The Eigenfactor project began as an effort to quantify the value provided by academic journals, and this remains a core component of our mission. We consider citations to be the primary indicator of scholarly impact, and use network methods to improve upon simple citation counts as a way of quantifying influence.
Maps help us navigate by simplifying complex landscapes and highlighting the important structures therein. The best maps convey a great deal of relevant information while minimizing the bandwidth needed to communication by suppressing extraneous detail; the best maps efficiently compress of complex data. In our study of science, the terrain that we wish to map is the lattice of interrelated scientifc publications, linked first and foremost by scholarly citations.

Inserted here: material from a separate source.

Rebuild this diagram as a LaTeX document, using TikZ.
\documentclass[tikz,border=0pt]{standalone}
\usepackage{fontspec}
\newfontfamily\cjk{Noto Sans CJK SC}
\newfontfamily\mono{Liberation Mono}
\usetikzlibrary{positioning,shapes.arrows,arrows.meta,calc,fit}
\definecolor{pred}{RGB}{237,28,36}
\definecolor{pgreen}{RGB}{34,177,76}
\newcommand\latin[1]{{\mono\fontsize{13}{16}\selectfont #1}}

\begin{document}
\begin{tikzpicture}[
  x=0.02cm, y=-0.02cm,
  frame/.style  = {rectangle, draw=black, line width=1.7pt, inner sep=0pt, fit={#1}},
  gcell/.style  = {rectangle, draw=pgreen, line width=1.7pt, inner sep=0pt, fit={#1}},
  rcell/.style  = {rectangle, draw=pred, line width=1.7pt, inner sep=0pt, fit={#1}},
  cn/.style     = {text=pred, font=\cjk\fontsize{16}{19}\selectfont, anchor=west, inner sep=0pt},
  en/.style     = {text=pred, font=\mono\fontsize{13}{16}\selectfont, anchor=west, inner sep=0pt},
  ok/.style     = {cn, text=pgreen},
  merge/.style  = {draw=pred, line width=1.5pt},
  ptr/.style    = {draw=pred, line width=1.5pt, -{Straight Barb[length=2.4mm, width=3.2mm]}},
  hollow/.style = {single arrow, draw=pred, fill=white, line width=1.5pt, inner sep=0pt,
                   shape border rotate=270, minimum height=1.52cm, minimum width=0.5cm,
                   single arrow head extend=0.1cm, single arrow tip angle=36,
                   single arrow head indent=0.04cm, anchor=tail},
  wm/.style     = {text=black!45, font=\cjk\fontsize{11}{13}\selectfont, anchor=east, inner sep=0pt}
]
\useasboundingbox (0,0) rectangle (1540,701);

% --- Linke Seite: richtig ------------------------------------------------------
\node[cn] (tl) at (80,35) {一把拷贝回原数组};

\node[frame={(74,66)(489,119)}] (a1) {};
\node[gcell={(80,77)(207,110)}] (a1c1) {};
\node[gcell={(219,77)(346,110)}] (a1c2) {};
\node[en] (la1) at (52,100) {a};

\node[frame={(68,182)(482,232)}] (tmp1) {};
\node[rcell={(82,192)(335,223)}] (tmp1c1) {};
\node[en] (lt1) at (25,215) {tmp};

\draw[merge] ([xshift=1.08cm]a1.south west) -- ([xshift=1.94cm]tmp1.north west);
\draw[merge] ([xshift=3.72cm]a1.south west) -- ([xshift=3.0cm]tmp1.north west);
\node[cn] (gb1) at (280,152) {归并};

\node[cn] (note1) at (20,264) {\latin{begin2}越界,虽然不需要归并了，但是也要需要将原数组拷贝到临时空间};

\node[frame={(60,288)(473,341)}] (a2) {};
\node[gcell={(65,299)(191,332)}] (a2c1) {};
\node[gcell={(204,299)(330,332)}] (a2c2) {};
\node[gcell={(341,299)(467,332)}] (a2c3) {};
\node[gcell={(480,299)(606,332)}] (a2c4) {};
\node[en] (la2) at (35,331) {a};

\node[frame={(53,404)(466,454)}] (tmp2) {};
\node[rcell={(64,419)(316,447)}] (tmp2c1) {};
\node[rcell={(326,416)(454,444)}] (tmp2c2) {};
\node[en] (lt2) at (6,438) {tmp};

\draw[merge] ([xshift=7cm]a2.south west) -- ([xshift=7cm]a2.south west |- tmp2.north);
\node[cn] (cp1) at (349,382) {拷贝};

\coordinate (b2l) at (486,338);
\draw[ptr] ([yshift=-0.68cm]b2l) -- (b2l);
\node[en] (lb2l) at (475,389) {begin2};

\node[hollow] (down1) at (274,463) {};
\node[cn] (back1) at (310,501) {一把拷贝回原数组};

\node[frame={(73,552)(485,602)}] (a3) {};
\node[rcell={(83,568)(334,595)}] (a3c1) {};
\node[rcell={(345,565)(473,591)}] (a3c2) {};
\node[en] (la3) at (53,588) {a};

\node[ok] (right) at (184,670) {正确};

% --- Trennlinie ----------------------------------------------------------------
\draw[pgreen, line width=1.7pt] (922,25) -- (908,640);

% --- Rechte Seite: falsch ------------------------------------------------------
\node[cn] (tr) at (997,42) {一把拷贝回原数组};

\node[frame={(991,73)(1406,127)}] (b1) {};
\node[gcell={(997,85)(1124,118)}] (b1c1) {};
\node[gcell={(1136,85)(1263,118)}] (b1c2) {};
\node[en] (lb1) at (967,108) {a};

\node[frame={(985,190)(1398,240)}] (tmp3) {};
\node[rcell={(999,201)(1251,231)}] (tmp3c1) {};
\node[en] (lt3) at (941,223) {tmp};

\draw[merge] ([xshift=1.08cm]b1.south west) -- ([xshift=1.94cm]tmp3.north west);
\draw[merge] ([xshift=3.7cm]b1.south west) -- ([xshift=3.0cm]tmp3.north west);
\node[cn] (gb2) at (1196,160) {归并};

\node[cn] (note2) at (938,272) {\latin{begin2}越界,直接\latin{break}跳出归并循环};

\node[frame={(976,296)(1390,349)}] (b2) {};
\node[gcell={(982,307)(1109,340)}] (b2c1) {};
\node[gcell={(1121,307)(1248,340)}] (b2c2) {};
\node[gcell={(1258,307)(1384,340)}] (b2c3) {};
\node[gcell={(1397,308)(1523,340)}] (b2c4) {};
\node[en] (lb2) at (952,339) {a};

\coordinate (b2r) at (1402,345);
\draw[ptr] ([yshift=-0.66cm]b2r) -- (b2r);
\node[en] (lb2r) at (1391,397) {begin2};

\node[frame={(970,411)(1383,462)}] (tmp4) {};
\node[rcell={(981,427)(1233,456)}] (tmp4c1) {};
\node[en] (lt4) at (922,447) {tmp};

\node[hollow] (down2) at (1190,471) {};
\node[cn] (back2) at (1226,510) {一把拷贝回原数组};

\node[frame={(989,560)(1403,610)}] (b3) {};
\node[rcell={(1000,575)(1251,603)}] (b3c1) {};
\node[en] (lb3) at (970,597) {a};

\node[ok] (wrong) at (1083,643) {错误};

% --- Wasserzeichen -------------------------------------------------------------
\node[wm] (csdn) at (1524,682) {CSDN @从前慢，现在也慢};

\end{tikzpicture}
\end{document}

We have developed a suite of network analytic tools which, when coupled with data visualization techniques, allow us to map our the intellectual structure of science.

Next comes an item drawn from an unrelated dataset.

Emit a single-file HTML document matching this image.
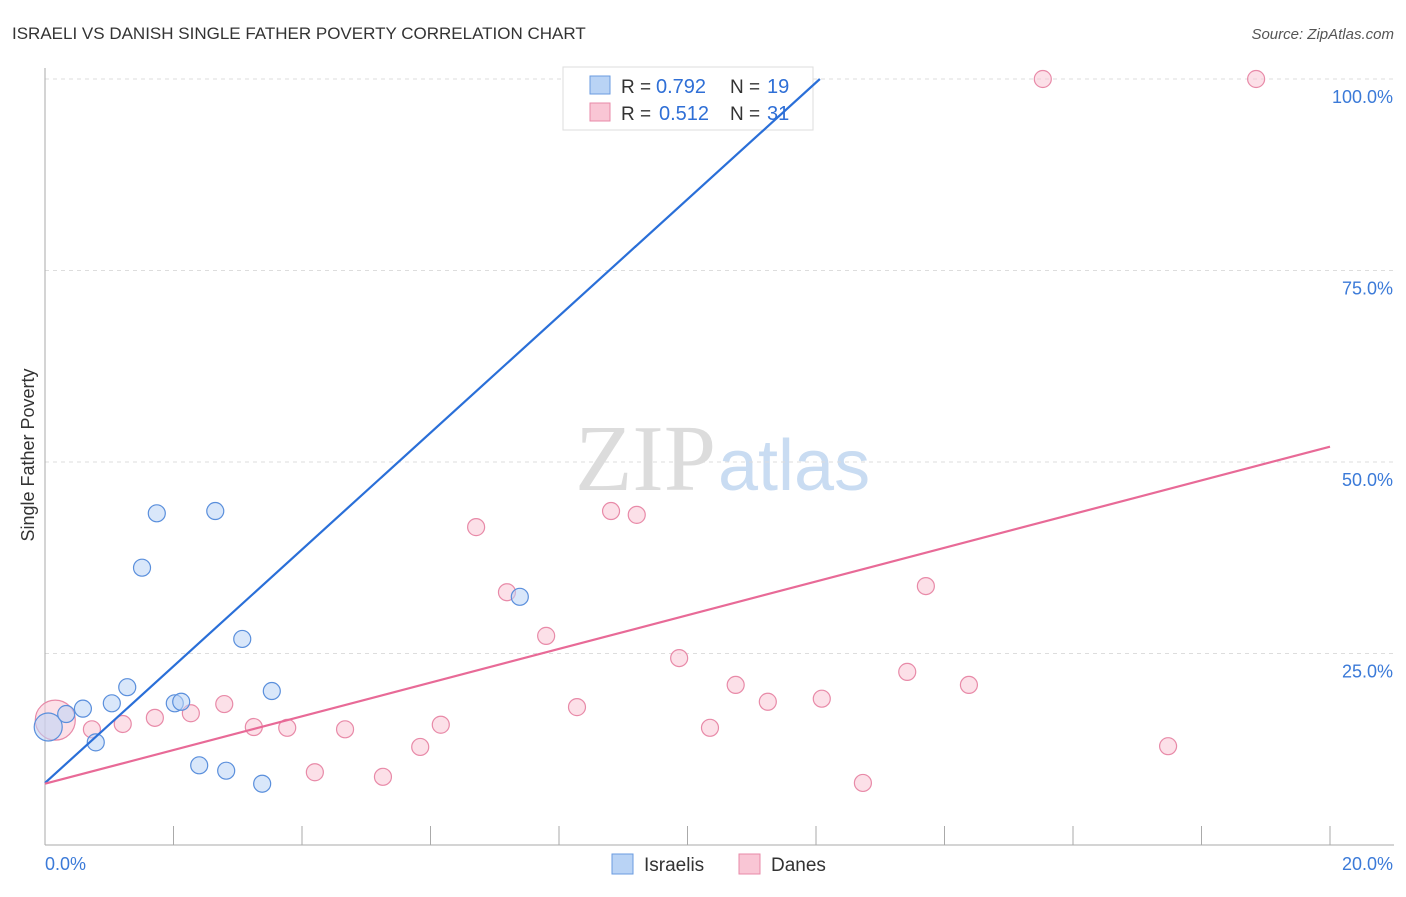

The digital revolution in scholarly publishing has largely solved the problem of document delivery. If you know which paper you need, you can usually obtain a copy in at most a couple of minutes (assuming you have access to pay-walled content). The next step is to make headway in the problem of document discovery. How can scholars become familiar with the intellectual landscape of a new field? How can scholars find the papers that they need to read but perhaps have heard nothing about?
Science is inherently social. Our activity as scholars is governed by extensive norms and institutions that govern our research activities, our publication patterns, and our interactions with one another. Game theory and economic theory can help us understand the strategic implications of academic conventions and institutions. Large data sets can help us understand the human element of science: for example, who does what, with whom, and where?